[Begin DATASET EXTRACT]

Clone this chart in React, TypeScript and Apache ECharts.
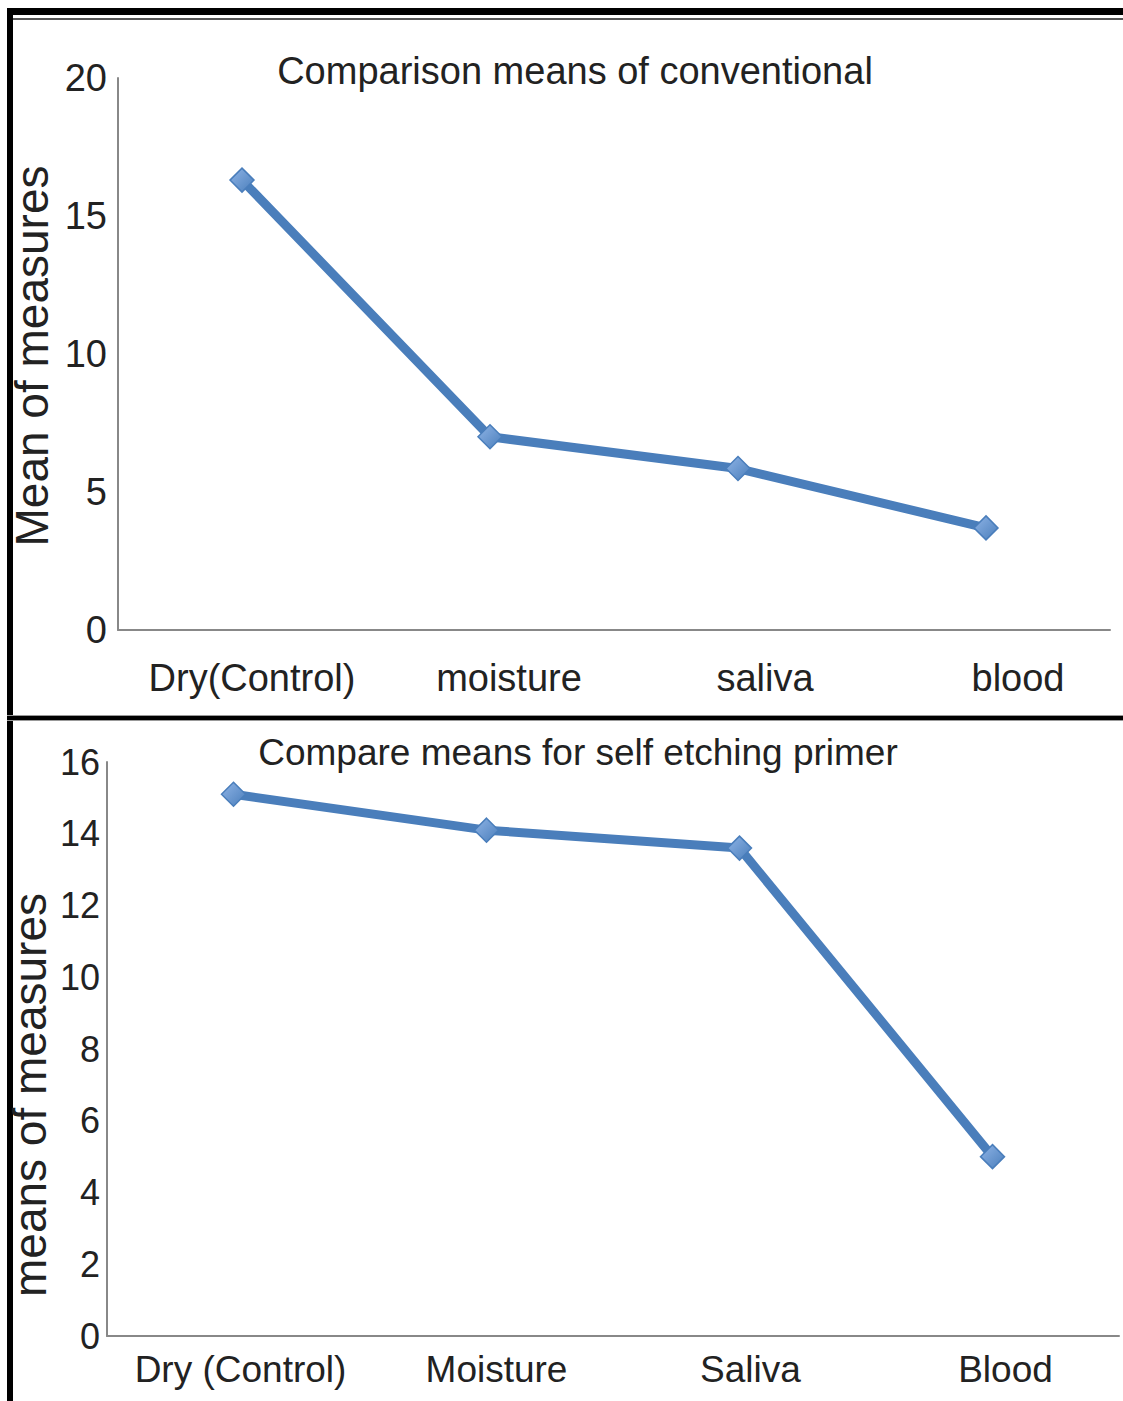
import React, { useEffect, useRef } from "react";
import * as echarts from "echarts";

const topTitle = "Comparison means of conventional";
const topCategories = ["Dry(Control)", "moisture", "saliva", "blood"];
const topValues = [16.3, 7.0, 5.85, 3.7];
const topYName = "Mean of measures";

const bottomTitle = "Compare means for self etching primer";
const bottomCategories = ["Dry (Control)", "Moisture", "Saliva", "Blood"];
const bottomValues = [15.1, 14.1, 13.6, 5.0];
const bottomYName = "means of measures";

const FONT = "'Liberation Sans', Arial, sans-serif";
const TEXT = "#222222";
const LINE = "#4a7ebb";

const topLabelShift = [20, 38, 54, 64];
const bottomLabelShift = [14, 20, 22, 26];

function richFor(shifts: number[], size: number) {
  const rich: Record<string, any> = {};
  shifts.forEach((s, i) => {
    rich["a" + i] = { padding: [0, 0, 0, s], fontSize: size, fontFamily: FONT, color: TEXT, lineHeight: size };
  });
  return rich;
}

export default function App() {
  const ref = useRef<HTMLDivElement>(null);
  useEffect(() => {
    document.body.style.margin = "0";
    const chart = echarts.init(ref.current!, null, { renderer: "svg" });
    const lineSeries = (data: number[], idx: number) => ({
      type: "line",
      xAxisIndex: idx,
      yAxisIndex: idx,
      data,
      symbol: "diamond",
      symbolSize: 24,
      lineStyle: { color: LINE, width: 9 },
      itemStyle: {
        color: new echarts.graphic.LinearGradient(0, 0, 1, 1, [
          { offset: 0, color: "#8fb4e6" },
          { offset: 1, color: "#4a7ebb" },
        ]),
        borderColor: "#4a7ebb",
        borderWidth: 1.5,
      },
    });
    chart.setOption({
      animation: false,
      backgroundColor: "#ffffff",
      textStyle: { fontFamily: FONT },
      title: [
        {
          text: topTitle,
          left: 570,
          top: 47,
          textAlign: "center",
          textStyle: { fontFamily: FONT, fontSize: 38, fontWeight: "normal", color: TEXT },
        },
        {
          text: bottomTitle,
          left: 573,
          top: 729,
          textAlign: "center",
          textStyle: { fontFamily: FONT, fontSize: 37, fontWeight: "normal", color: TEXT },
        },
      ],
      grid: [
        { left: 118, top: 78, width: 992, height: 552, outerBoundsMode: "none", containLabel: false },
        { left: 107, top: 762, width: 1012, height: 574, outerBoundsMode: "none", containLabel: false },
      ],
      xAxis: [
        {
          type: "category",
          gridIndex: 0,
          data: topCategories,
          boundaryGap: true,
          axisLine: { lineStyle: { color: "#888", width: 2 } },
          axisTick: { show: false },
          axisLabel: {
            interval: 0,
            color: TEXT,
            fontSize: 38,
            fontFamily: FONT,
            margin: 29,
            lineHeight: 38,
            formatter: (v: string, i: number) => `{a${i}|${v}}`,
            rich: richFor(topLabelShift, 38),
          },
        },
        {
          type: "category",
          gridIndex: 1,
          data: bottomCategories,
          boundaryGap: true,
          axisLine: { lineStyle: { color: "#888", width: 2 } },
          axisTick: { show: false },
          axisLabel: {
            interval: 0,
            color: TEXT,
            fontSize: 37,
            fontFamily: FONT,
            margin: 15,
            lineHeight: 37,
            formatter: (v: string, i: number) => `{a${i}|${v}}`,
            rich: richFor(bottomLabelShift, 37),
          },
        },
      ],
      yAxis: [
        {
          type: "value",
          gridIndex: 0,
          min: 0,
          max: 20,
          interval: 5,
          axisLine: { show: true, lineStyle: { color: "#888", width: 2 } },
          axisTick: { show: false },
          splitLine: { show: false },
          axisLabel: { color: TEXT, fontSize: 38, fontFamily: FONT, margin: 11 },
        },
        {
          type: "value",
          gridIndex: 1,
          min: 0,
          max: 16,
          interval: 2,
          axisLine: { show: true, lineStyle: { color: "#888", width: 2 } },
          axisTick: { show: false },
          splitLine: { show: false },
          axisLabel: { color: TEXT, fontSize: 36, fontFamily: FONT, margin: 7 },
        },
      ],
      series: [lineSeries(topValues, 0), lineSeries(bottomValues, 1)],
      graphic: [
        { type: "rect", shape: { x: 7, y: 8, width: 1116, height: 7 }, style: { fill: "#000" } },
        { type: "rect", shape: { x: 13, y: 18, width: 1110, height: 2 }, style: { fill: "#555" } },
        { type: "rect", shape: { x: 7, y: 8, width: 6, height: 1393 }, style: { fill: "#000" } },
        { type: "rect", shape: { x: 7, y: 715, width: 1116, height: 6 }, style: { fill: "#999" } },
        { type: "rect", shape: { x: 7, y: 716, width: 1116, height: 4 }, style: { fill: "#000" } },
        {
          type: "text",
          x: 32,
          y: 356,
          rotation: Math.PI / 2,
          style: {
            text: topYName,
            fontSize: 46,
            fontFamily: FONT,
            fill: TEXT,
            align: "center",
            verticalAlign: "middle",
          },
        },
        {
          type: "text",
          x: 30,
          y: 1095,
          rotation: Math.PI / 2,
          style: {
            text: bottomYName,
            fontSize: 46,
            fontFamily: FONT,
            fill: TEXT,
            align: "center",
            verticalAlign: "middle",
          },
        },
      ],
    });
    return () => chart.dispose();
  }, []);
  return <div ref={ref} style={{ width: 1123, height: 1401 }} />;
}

[End DATASET EXTRACT]

(STATED TASK): Copy each line above precisely, dropping the pictures.

(RESULT OF THE TASK):
Clone this chart in React, TypeScript and Apache ECharts.
import React, { useEffect, useRef } from "react";
import * as echarts from "echarts";

const topTitle = "Comparison means of conventional";
const topCategories = ["Dry(Control)", "moisture", "saliva", "blood"];
const topValues = [16.3, 7.0, 5.85, 3.7];
const topYName = "Mean of measures";

const bottomTitle = "Compare means for self etching primer";
const bottomCategories = ["Dry (Control)", "Moisture", "Saliva", "Blood"];
const bottomValues = [15.1, 14.1, 13.6, 5.0];
const bottomYName = "means of measures";

const FONT = "'Liberation Sans', Arial, sans-serif";
const TEXT = "#222222";
const LINE = "#4a7ebb";

const topLabelShift = [20, 38, 54, 64];
const bottomLabelShift = [14, 20, 22, 26];

function richFor(shifts: number[], size: number) {
  const rich: Record<string, any> = {};
  shifts.forEach((s, i) => {
    rich["a" + i] = { padding: [0, 0, 0, s], fontSize: size, fontFamily: FONT, color: TEXT, lineHeight: size };
  });
  return rich;
}

export default function App() {
  const ref = useRef<HTMLDivElement>(null);
  useEffect(() => {
    document.body.style.margin = "0";
    const chart = echarts.init(ref.current!, null, { renderer: "svg" });
    const lineSeries = (data: number[], idx: number) => ({
      type: "line",
      xAxisIndex: idx,
      yAxisIndex: idx,
      data,
      symbol: "diamond",
      symbolSize: 24,
      lineStyle: { color: LINE, width: 9 },
      itemStyle: {
        color: new echarts.graphic.LinearGradient(0, 0, 1, 1, [
          { offset: 0, color: "#8fb4e6" },
          { offset: 1, color: "#4a7ebb" },
        ]),
        borderColor: "#4a7ebb",
        borderWidth: 1.5,
      },
    });
    chart.setOption({
      animation: false,
      backgroundColor: "#ffffff",
      textStyle: { fontFamily: FONT },
      title: [
        {
          text: topTitle,
          left: 570,
          top: 47,
          textAlign: "center",
          textStyle: { fontFamily: FONT, fontSize: 38, fontWeight: "normal", color: TEXT },
        },
        {
          text: bottomTitle,
          left: 573,
          top: 729,
          textAlign: "center",
          textStyle: { fontFamily: FONT, fontSize: 37, fontWeight: "normal", color: TEXT },
        },
      ],
      grid: [
        { left: 118, top: 78, width: 992, height: 552, outerBoundsMode: "none", containLabel: false },
        { left: 107, top: 762, width: 1012, height: 574, outerBoundsMode: "none", containLabel: false },
      ],
      xAxis: [
        {
          type: "category",
          gridIndex: 0,
          data: topCategories,
          boundaryGap: true,
          axisLine: { lineStyle: { color: "#888", width: 2 } },
          axisTick: { show: false },
          axisLabel: {
            interval: 0,
            color: TEXT,
            fontSize: 38,
            fontFamily: FONT,
            margin: 29,
            lineHeight: 38,
            formatter: (v: string, i: number) => `{a${i}|${v}}`,
            rich: richFor(topLabelShift, 38),
          },
        },
        {
          type: "category",
          gridIndex: 1,
          data: bottomCategories,
          boundaryGap: true,
          axisLine: { lineStyle: { color: "#888", width: 2 } },
          axisTick: { show: false },
          axisLabel: {
            interval: 0,
            color: TEXT,
            fontSize: 37,
            fontFamily: FONT,
            margin: 15,
            lineHeight: 37,
            formatter: (v: string, i: number) => `{a${i}|${v}}`,
            rich: richFor(bottomLabelShift, 37),
          },
        },
      ],
      yAxis: [
        {
          type: "value",
          gridIndex: 0,
          min: 0,
          max: 20,
          interval: 5,
          axisLine: { show: true, lineStyle: { color: "#888", width: 2 } },
          axisTick: { show: false },
          splitLine: { show: false },
          axisLabel: { color: TEXT, fontSize: 38, fontFamily: FONT, margin: 11 },
        },
        {
          type: "value",
          gridIndex: 1,
          min: 0,
          max: 16,
          interval: 2,
          axisLine: { show: true, lineStyle: { color: "#888", width: 2 } },
          axisTick: { show: false },
          splitLine: { show: false },
          axisLabel: { color: TEXT, fontSize: 36, fontFamily: FONT, margin: 7 },
        },
      ],
      series: [lineSeries(topValues, 0), lineSeries(bottomValues, 1)],
      graphic: [
        { type: "rect", shape: { x: 7, y: 8, width: 1116, height: 7 }, style: { fill: "#000" } },
        { type: "rect", shape: { x: 13, y: 18, width: 1110, height: 2 }, style: { fill: "#555" } },
        { type: "rect", shape: { x: 7, y: 8, width: 6, height: 1393 }, style: { fill: "#000" } },
        { type: "rect", shape: { x: 7, y: 715, width: 1116, height: 6 }, style: { fill: "#999" } },
        { type: "rect", shape: { x: 7, y: 716, width: 1116, height: 4 }, style: { fill: "#000" } },
        {
          type: "text",
          x: 32,
          y: 356,
          rotation: Math.PI / 2,
          style: {
            text: topYName,
            fontSize: 46,
            fontFamily: FONT,
            fill: TEXT,
            align: "center",
            verticalAlign: "middle",
          },
        },
        {
          type: "text",
          x: 30,
          y: 1095,
          rotation: Math.PI / 2,
          style: {
            text: bottomYName,
            fontSize: 46,
            fontFamily: FONT,
            fill: TEXT,
            align: "center",
            verticalAlign: "middle",
          },
        },
      ],
    });
    return () => chart.dispose();
  }, []);
  return <div ref={ref} style={{ width: 1123, height: 1401 }} />;
}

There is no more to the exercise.